Thursday, January 24

Missoula's public planning data

As a Google Earth junkie and an armchair planning enthusiast, I was pleased to find that the city of Missoula offers some Google Earth overlays with transportation data - various borders and traffic counting stations. A separate overlay features some of the projects on the slate for the next few years.

For example, I found that the the traffic into my neighborhood, the lower Rattlesnake, has actually declined a little since 2004, after two decades of steady increases. I wonder if that is just a statistical blip in the data or if it points to a meaningful change. I know that development in the Rattlesnake has certainly not declined.

Imagine how free software like Google Earth could revolutionize the public involvement in land use and transportation planning. All of us could play the planner with a wiki-style interface, and local governments would have substantial insight into the wishes of their constituents. This is a good start.


jhwygirl said...

Google Earth is awesome. I have a mapping program - Arc View - that I use, downloading date from the Montana cadastral website, but Google Earth blows away anything that I can do with that.

I love how you can change the perspective. I've been able to move it around and find stuff that you can't see from the overhead picture.

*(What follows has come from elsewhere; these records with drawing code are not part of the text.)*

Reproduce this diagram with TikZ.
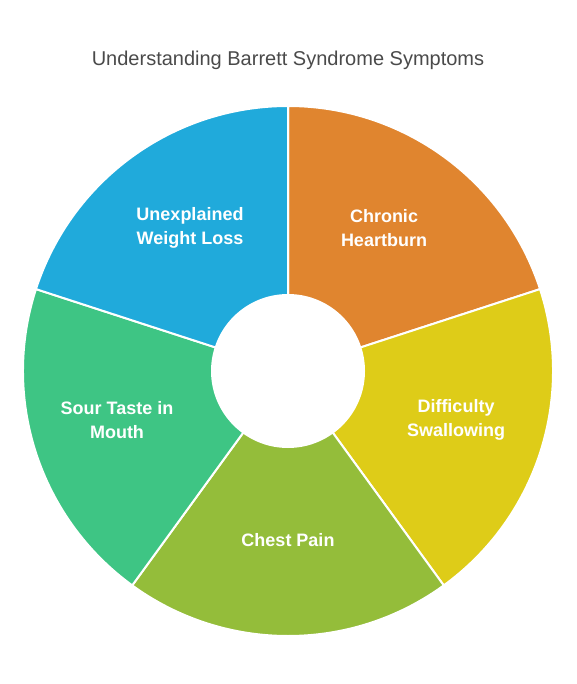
\documentclass[tikz,border=0pt]{standalone}
\usepackage{fontspec}
\setmainfont{Liberation Sans}
\definecolor{heartOrange} {HTML}{E0852F}
\definecolor{swallowYellow}{HTML}{DECC18}
\definecolor{chestGreen}  {HTML}{94BD3A}
\definecolor{sourGreen}   {HTML}{3EC584}
\definecolor{weightBlue}  {HTML}{20AADB}
\definecolor{titleGray}   {HTML}{4A4A4A}
\tikzset{
  sector/.style={draw=white,line width=2pt,line join=round},
  segtext/.style={text=white,align=center,font=\fontsize{18}{24}\selectfont\bfseries},
  title/.style={text=titleGray,font=\fontsize{20}{24}\selectfont},
}

\begin{document}
\begin{tikzpicture}[x=1pt,y=1pt]

\useasboundingbox (0,0) rectangle (577,-684);

\node[title] (ttl) at (288,-60) {Understanding Barrett Syndrome Symptoms};

\coordinate (ctr) at (288,-371);

\path[sector,fill=heartOrange]   (ctr) -- ++(18:265)   arc[start angle=18,end angle=90,radius=265]    -- cycle;
\path[sector,fill=swallowYellow] (ctr) -- ++(-54:265)  arc[start angle=-54,end angle=18,radius=265]   -- cycle;
\path[sector,fill=chestGreen]    (ctr) -- ++(-126:265) arc[start angle=-126,end angle=-54,radius=265] -- cycle;
\path[sector,fill=sourGreen]     (ctr) -- ++(162:265)  arc[start angle=162,end angle=234,radius=265]  -- cycle;
\path[sector,fill=weightBlue]    (ctr) -- ++(90:265)   arc[start angle=90,end angle=162,radius=265]   -- cycle;

\node[circle,fill=white,minimum size=154pt,inner sep=0pt] (hole) at (ctr) {};

\node[segtext] (heartburn) at (384,-228) {Chronic\\Heartburn};
\node[segtext] (swallow)   at (456,-420) {Difficulty\\Swallowing};
\node[segtext] (chest)     at (288,-540) {Chest Pain};
\node[segtext] (sour)      at (117,-420) {Sour Taste in\\Mouth};
\node[segtext] (weight)    at (190,-228) {Unexplained\\Weight Loss};

\end{tikzpicture}
\end{document}
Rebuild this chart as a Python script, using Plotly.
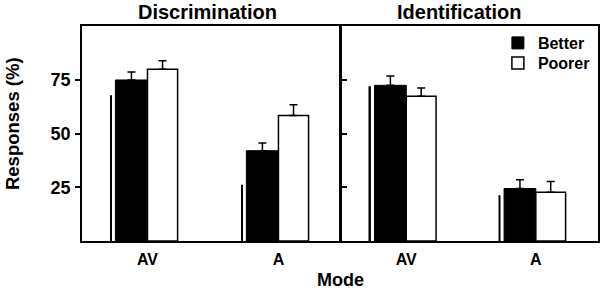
import plotly.graph_objects as go

categories = ["AV", "A"]
x_pos = [0, 1]

disc_better = [74.9, 42.0]
disc_better_err = [3.7, 3.6]
disc_poorer = [79.9, 58.4]
disc_poorer_err = [3.9, 5.0]
disc_line = [67.8, 26.2]

ident_better = [72.4, 24.4]
ident_better_err = [4.4, 4.1]
ident_poorer = [67.3, 22.7]
ident_poorer_err = [3.9, 5.0]
ident_line = [72.0, 21.3]

y_ticks = [25, 50, 75]

FONT = dict(family="Liberation Sans, Arial, sans-serif", color="black", weight="bold")

fig = go.Figure()

def add_panel(better, berr, poorer, perr, line, xa, ya, showlegend):
    fig.add_trace(go.Bar(x=x_pos, y=line, width=0.012, offset=-0.285,
                         marker=dict(color="black", line=dict(width=0)),
                         showlegend=False, xaxis=xa, yaxis=ya, hoverinfo="skip"))
    fig.add_trace(go.Bar(x=x_pos, y=better, name="Better", width=0.245, offset=-0.245,
                         marker=dict(color="black", line=dict(color="black", width=1)),
                         error_y=dict(type="data", symmetric=False, array=berr,
                                      arrayminus=[0] * len(berr), width=4,
                                      thickness=1.5, color="black"),
                         showlegend=showlegend, legend="legend", xaxis=xa, yaxis=ya))
    fig.add_trace(go.Bar(x=x_pos, y=poorer, name="Poorer", width=0.23, offset=0.0,
                         marker=dict(color="white", line=dict(color="black", width=1.5)),
                         error_y=dict(type="data", symmetric=False, array=perr,
                                      arrayminus=[0] * len(perr), width=4,
                                      thickness=1.5, color="black"),
                         showlegend=showlegend, legend="legend2", xaxis=xa, yaxis=ya))

add_panel(disc_better, disc_better_err, disc_poorer, disc_poorer_err, disc_line, "x", "y", False)
add_panel(ident_better, ident_better_err, ident_poorer, ident_poorer_err, ident_line, "x2", "y2", True)

axis_common = dict(showline=True, linecolor="black", linewidth=1.5, mirror=True,
                   showgrid=False, zeroline=False)

legend_common = dict(xanchor="left", yanchor="top", bgcolor="rgba(0,0,0,0)",
                     font=dict(size=16, **FONT), itemwidth=30)

fig.update_layout(
    width=601, height=290,
    margin=dict(l=82, r=3, t=26, b=49, autoexpand=False),
    paper_bgcolor="white", plot_bgcolor="white",
    barmode="overlay",
    font=dict(family=FONT["family"], color="black", size=16),
    xaxis=dict(domain=[0, 0.5], range=[-0.5, 1.47], tickvals=x_pos, ticktext=categories,
               ticks="", ticklabelstandoff=3, tickfont=dict(size=16, **FONT), **axis_common),
    xaxis2=dict(domain=[0.5029, 1], range=[-0.5, 1.48], tickvals=x_pos, ticktext=categories,
                ticks="", ticklabelstandoff=3, tickfont=dict(size=16, **FONT), anchor="y2",
                **axis_common),
    yaxis=dict(range=[0, 100], tickvals=y_ticks, ticks="outside", ticklen=5,
               tickwidth=1.5, tickcolor="black", ticklabelstandoff=1,
               tickfont=dict(size=18, **FONT), **axis_common),
    yaxis2=dict(range=[0, 100], tickvals=y_ticks, ticks="inside", ticklen=6,
                tickwidth=1.5, tickcolor="black", showticklabels=False,
                anchor="x2", **axis_common),
    legend=dict(x=0.806, y=1.0, **legend_common),
    legend2=dict(x=0.806, y=0.907, **legend_common),
    showlegend=True,
)

fig.add_annotation(text="Discrimination", xref="paper", yref="paper", x=0.244, y=1,
                   xanchor="center", yanchor="bottom", yshift=1, showarrow=False,
                   font=dict(size=20, **FONT))
fig.add_annotation(text="Identification", xref="paper", yref="paper", x=0.731, y=1,
                   xanchor="center", yanchor="bottom", yshift=1, showarrow=False,
                   font=dict(size=20, **FONT))
fig.add_annotation(text="Responses (%)", xref="paper", yref="paper", x=0, y=0.544,
                   xanchor="center", yanchor="middle", xshift=-70, textangle=-90,
                   showarrow=False, font=dict(size=18.5, **FONT))
fig.add_annotation(text="Mode", xref="paper", yref="paper", x=0.5, y=0,
                   xanchor="center", yanchor="top", yshift=-27, showarrow=False,
                   font=dict(size=18, **FONT))

fig.write_html("out.html", config={"displayModeBar": False},
               post_script="document.body.style.margin='0px';")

Amazing. It really is a great tool.

When the open space purchase was made on the North Hills, Five Valleys Land Trust used google maps to show the land as it looked from the valley floor, really letting you see how that purchase impacted the valley. They had 'pictures' from miles away across the valley, and still the open space could be seen.

Daniel Nairn said...

That's another good use. These kinds of images can go a long way in helping people fit things together as a whole.